COLLECTED MATERIAL
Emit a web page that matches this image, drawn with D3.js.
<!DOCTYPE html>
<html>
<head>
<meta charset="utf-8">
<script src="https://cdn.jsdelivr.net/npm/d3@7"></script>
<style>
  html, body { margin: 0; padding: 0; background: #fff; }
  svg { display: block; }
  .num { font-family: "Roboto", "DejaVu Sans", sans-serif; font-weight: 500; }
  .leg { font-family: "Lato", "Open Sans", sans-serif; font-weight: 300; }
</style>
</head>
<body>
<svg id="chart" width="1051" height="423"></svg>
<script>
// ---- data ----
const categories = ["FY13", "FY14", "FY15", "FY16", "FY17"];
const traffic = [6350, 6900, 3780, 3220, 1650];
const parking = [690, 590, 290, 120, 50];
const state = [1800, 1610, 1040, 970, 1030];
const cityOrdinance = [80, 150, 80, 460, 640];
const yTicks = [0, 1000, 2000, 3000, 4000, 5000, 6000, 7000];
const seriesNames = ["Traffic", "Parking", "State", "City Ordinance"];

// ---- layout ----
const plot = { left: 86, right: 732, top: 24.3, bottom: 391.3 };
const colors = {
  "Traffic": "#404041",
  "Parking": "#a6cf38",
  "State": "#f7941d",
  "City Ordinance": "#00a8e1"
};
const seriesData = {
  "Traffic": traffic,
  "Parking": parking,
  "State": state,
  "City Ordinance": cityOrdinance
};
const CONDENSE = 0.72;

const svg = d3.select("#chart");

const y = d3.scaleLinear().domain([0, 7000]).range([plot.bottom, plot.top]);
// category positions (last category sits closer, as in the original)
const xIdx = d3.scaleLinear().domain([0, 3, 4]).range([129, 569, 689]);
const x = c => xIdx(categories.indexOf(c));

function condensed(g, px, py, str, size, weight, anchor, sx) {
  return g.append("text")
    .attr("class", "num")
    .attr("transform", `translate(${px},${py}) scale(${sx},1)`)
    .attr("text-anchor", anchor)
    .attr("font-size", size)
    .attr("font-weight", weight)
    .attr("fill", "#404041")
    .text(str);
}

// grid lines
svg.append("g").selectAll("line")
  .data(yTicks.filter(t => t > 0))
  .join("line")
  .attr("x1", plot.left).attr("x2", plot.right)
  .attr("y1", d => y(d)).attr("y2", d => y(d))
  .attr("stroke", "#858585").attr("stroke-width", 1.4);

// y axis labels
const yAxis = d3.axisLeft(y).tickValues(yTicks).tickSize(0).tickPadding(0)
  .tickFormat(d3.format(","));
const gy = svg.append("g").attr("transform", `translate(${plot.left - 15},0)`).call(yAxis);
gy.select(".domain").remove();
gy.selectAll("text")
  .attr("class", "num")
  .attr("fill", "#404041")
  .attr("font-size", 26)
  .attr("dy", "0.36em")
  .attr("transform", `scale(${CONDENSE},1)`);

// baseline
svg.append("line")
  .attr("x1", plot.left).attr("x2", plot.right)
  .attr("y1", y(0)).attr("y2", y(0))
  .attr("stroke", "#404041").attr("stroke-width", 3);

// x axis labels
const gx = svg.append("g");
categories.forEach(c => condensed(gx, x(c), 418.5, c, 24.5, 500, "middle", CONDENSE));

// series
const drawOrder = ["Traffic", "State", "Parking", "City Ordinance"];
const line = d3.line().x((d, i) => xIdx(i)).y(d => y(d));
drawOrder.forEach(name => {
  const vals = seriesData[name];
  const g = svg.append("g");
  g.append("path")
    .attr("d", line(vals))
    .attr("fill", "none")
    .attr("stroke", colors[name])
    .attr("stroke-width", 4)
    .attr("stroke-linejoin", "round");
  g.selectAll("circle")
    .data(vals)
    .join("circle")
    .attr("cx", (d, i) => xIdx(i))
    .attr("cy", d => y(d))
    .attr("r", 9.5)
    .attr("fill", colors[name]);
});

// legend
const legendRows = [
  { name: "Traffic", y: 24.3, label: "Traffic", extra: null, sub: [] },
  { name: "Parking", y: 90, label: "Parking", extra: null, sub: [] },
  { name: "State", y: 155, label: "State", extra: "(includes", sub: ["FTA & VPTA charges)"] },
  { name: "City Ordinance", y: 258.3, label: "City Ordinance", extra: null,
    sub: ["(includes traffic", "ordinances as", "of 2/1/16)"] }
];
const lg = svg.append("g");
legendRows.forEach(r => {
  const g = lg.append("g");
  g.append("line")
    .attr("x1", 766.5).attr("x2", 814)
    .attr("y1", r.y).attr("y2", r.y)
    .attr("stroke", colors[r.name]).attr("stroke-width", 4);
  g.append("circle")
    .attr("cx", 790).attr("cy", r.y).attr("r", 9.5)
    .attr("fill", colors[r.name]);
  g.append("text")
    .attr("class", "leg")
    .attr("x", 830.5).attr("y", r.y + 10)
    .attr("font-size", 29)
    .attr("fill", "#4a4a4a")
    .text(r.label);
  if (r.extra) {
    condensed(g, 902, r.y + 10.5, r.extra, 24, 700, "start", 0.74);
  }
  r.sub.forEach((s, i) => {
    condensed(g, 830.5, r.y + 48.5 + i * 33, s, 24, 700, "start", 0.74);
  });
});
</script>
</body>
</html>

TASK BRIEF
Please return the data above exactly as given.

THE RESPONSE
Emit a web page that matches this image, drawn with D3.js.
<!DOCTYPE html>
<html>
<head>
<meta charset="utf-8">
<script src="https://cdn.jsdelivr.net/npm/d3@7"></script>
<style>
  html, body { margin: 0; padding: 0; background: #fff; }
  svg { display: block; }
  .num { font-family: "Roboto", "DejaVu Sans", sans-serif; font-weight: 500; }
  .leg { font-family: "Lato", "Open Sans", sans-serif; font-weight: 300; }
</style>
</head>
<body>
<svg id="chart" width="1051" height="423"></svg>
<script>
// ---- data ----
const categories = ["FY13", "FY14", "FY15", "FY16", "FY17"];
const traffic = [6350, 6900, 3780, 3220, 1650];
const parking = [690, 590, 290, 120, 50];
const state = [1800, 1610, 1040, 970, 1030];
const cityOrdinance = [80, 150, 80, 460, 640];
const yTicks = [0, 1000, 2000, 3000, 4000, 5000, 6000, 7000];
const seriesNames = ["Traffic", "Parking", "State", "City Ordinance"];

// ---- layout ----
const plot = { left: 86, right: 732, top: 24.3, bottom: 391.3 };
const colors = {
  "Traffic": "#404041",
  "Parking": "#a6cf38",
  "State": "#f7941d",
  "City Ordinance": "#00a8e1"
};
const seriesData = {
  "Traffic": traffic,
  "Parking": parking,
  "State": state,
  "City Ordinance": cityOrdinance
};
const CONDENSE = 0.72;

const svg = d3.select("#chart");

const y = d3.scaleLinear().domain([0, 7000]).range([plot.bottom, plot.top]);
// category positions (last category sits closer, as in the original)
const xIdx = d3.scaleLinear().domain([0, 3, 4]).range([129, 569, 689]);
const x = c => xIdx(categories.indexOf(c));

function condensed(g, px, py, str, size, weight, anchor, sx) {
  return g.append("text")
    .attr("class", "num")
    .attr("transform", `translate(${px},${py}) scale(${sx},1)`)
    .attr("text-anchor", anchor)
    .attr("font-size", size)
    .attr("font-weight", weight)
    .attr("fill", "#404041")
    .text(str);
}

// grid lines
svg.append("g").selectAll("line")
  .data(yTicks.filter(t => t > 0))
  .join("line")
  .attr("x1", plot.left).attr("x2", plot.right)
  .attr("y1", d => y(d)).attr("y2", d => y(d))
  .attr("stroke", "#858585").attr("stroke-width", 1.4);

// y axis labels
const yAxis = d3.axisLeft(y).tickValues(yTicks).tickSize(0).tickPadding(0)
  .tickFormat(d3.format(","));
const gy = svg.append("g").attr("transform", `translate(${plot.left - 15},0)`).call(yAxis);
gy.select(".domain").remove();
gy.selectAll("text")
  .attr("class", "num")
  .attr("fill", "#404041")
  .attr("font-size", 26)
  .attr("dy", "0.36em")
  .attr("transform", `scale(${CONDENSE},1)`);

// baseline
svg.append("line")
  .attr("x1", plot.left).attr("x2", plot.right)
  .attr("y1", y(0)).attr("y2", y(0))
  .attr("stroke", "#404041").attr("stroke-width", 3);

// x axis labels
const gx = svg.append("g");
categories.forEach(c => condensed(gx, x(c), 418.5, c, 24.5, 500, "middle", CONDENSE));

// series
const drawOrder = ["Traffic", "State", "Parking", "City Ordinance"];
const line = d3.line().x((d, i) => xIdx(i)).y(d => y(d));
drawOrder.forEach(name => {
  const vals = seriesData[name];
  const g = svg.append("g");
  g.append("path")
    .attr("d", line(vals))
    .attr("fill", "none")
    .attr("stroke", colors[name])
    .attr("stroke-width", 4)
    .attr("stroke-linejoin", "round");
  g.selectAll("circle")
    .data(vals)
    .join("circle")
    .attr("cx", (d, i) => xIdx(i))
    .attr("cy", d => y(d))
    .attr("r", 9.5)
    .attr("fill", colors[name]);
});

// legend
const legendRows = [
  { name: "Traffic", y: 24.3, label: "Traffic", extra: null, sub: [] },
  { name: "Parking", y: 90, label: "Parking", extra: null, sub: [] },
  { name: "State", y: 155, label: "State", extra: "(includes", sub: ["FTA & VPTA charges)"] },
  { name: "City Ordinance", y: 258.3, label: "City Ordinance", extra: null,
    sub: ["(includes traffic", "ordinances as", "of 2/1/16)"] }
];
const lg = svg.append("g");
legendRows.forEach(r => {
  const g = lg.append("g");
  g.append("line")
    .attr("x1", 766.5).attr("x2", 814)
    .attr("y1", r.y).attr("y2", r.y)
    .attr("stroke", colors[r.name]).attr("stroke-width", 4);
  g.append("circle")
    .attr("cx", 790).attr("cy", r.y).attr("r", 9.5)
    .attr("fill", colors[r.name]);
  g.append("text")
    .attr("class", "leg")
    .attr("x", 830.5).attr("y", r.y + 10)
    .attr("font-size", 29)
    .attr("fill", "#4a4a4a")
    .text(r.label);
  if (r.extra) {
    condensed(g, 902, r.y + 10.5, r.extra, 24, 700, "start", 0.74);
  }
  r.sub.forEach((s, i) => {
    condensed(g, 830.5, r.y + 48.5 + i * 33, s, 24, 700, "start", 0.74);
  });
});
</script>
</body>
</html>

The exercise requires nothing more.